La produttività delle piccole imprese è in generale bassa, ma quella delle italiane lo è di più: secondo i dati della Commissione Ue la produttività per addetto è di 31 mila euro contro i 37 mila euro della media in Europa. Dunque, non sono sufficienti le medie imprese innovative con il loro tasso di incremento della produttività del 3 per cento l’anno. Sono troppo poche e troppe sono le piccole imprese dove si concentra oltre il 90 per cento dell’occupazione privata. E i piccoli (altro puntino) sono una parte rilevante della base elettorale della destra e del centrodestra italiano. E si è visto quanto “pesino”, per dirla con Enrico Cuccia, quei voti. Fratelli d’Italia ha rubato quote di consenso alla Lega di Salvini e a Forza Italia proprio tra questi ceti produttivi. Ancora: i due ministeri strategici in questa prospettiva (quello, appunto, delle Imprese e quello del Lavoro) sono stati affidati a personalità con un rapporto strettissimo con il mondo della piccola impresa. Marina Calderone è consulente del lavoro, figura strategica per le aziende più piccole, non certo per le grandi; Adolfo Urso è stato titolare di una società di consulenza e assistenza (“Italy world services)” per le imprese italiane all’estero. Può non essere un caso. Tanto più che Guido Crosetto, considerato il sostenitore degli ingredienti liberisti della Melonomics, è stato dirottato alla Difesa dopo essere stato in ballo per l’ex Sviluppo economico.
D’altra parte – spiega ancora Sandro Trento – “la strada per accrescere la dimensione delle aziende transita attraverso le riforme: del lavoro, del mercato finanziario, dell’Autorità di controllo, la Consob. A nessuna di queste riforme ha accennato la presidente Meloni. Che ha parlato di imprese ma non di imprenditori. Sembra aver lisciato il pelo ai suoi elettori anziché stimolarli a fare cose diverse.
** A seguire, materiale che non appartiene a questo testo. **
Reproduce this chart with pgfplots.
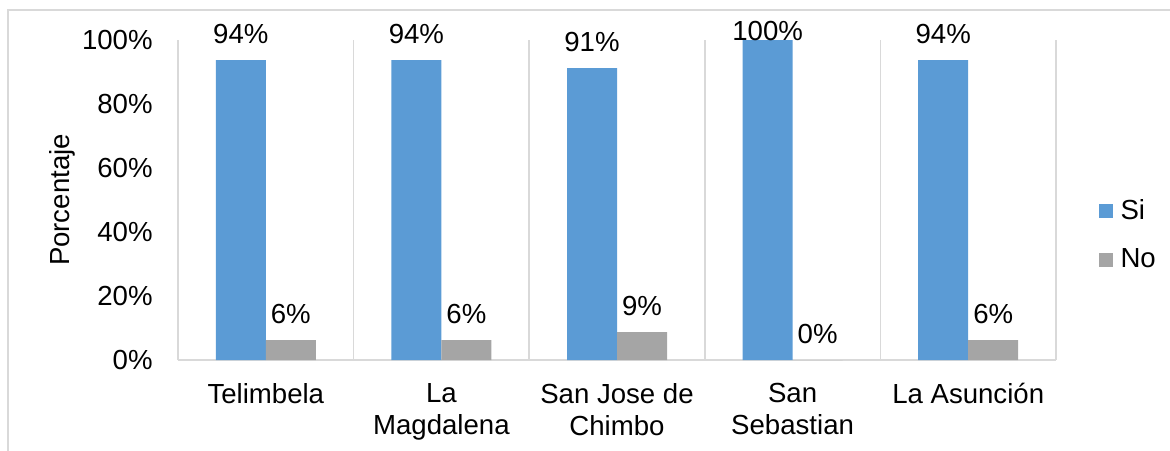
\documentclass[border=0pt]{standalone}
\usepackage{pgfplots}
\pgfplotsset{compat=1.18}
\usepackage{pgfplotstable}
\usepackage{fontspec}
\setmainfont{Liberation Sans}
\definecolor{sibar}{HTML}{5B9BD5}
\definecolor{nobar}{HTML}{A5A5A5}
\definecolor{gridgray}{HTML}{D9D9D9}
\pgfplotstableread{
x si sils no nols
0 93.75 8.5 6.25 8.5
1 93.75 8.5 6.25 8.5
2 91.25 8.5 8.75 8.5
3 100 0 0 8.5
4 93.75 8.5 6.25 8.5
}\datatable
\newcommand{\cfont}{\fontsize{13.8}{16}\selectfont}
\begin{document}
\begin{tikzpicture}
\useasboundingbox (0,0) rectangle (585pt,-225pt);
\draw[gridgray, line width=0.8pt] (4pt,-300pt) -- (4pt,-5pt) -- (700pt,-5pt);
\begin{axis}[
  at={(89pt,-180pt)}, anchor=south west,
  scale only axis, width=439pt, height=160pt,
  xmin=-0.5, xmax=4.5, ymin=0, ymax=100,
  ybar=0pt, bar width=25pt,
  clip=false,
  axis x line*=bottom, axis y line*=left,
  axis line style={draw=gridgray, line width=0.8pt, -},
  xtick={0,1,2,3,4},
  xticklabels={Telimbela,{La\\Magdalena},{San Jose de\\Chimbo},{San\\Sebastian},{La Asunción}},
  minor xtick={-0.5,0.5,1.5,2.5,3.5,4.5},
  xminorgrids,
  minor grid style={draw=gridgray, line width=0.8pt},
  major tick length=0pt, minor tick length=0pt,
  ytick={0,20,40,60,80,100},
  yticklabel={\pgfmathprintnumber{\tick}\%},
  /pgf/number format/assume math mode=true,
  xticklabel style={align=center, anchor=north, inner sep=0pt, yshift=-11.5pt, font=\cfont},
  yticklabel style={anchor=east, inner sep=0pt, xshift=-12.5pt, font=\cfont},
  ylabel={Porcentaje},
  ylabel style={at={(axis description cs:-0.132,0.5)}, anchor=center, font=\cfont},
  legend style={at={(axis description cs:1.048,0.3906)}, anchor=west, draw=none, fill=none,
    font=\cfont, inner sep=0pt, row sep=10pt,
    nodes={inner sep=1.5pt},
    /tikz/every odd column/.append style={column sep=2.5pt}},
  legend cell align=left,
  legend image code/.code={\fill[#1] (0pt,-3.5pt) rectangle (7pt,3.5pt);},
  nodes near coords={\pgfmathprintnumber[fixed,precision=0]{\pgfplotspointmeta}\%},
  every node near coord/.append style={anchor=base, inner sep=0pt, font=\cfont, text=black, yshift=\labsh pt},
]
\addplot[fill=sibar, draw=none, visualization depends on={\thisrow{sils} \as \labsh}] table[x=x, y=si] {\datatable};
\addplot[fill=nobar, draw=none, visualization depends on={\thisrow{nols} \as \labsh}] table[x=x, y=no] {\datatable};
\legend{Si,No}
\end{axis}
\end{tikzpicture}
\end{document}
Si consolida il mondo che abbiamo ma questa mi pare una scommessa un po’ rischiosa e una strada di breve termine”.
Il non detto della Meloni, però, si può leggere anche in un’altra chiave, positiva. Lo fa Nicola Rossi, professore di economia a Tor Vergata a Roma, membro del consiglio di amministrazione dell’Istituto Bruno Leoni: “Personalmente ho letto l’assenza di riferimenti alla crescita dimensionale delle imprese in maniera positiva. Finalmente! Davvero si pensa che la crescita delle imprese abbia a che fare con gli incentivi? Io penso di no. Nei decenni passati si è inondato il paese di incentivi anche da questo punto di vista con risultati straordinariamente deludenti sia dal punto di vista della nascita di nuove imprese sia dal punto di vista della crescita dimensionale. Molto correttamente Meloni non pensa agli incentivi. L’importante è che le imprese siano libere di essere ciò che ritengono di essere: piccole, medie, grandi; e poi crescere oppure fare un percorso inverso. Mi sembra – se fosse così – un bel passo avanti rispetto al passato. Sappiamo che c’è un problema demografico in Italia, ma il paese sembra ignorare che esiste un problema analogo nel sistema delle imprese: da anni si riduce il loro numero nel disinteresse di tutti. Il vero problema è far riprendere la dinamica imprenditoriale. ‘Non disturbare chi fa’, mi pare un segnale positivo verso la neutralità fiscale e amministrativa rispetto alla tipologia e alla dimensione di un’azienda”. Il dibattito c’è, e anche questo è un passo avanti.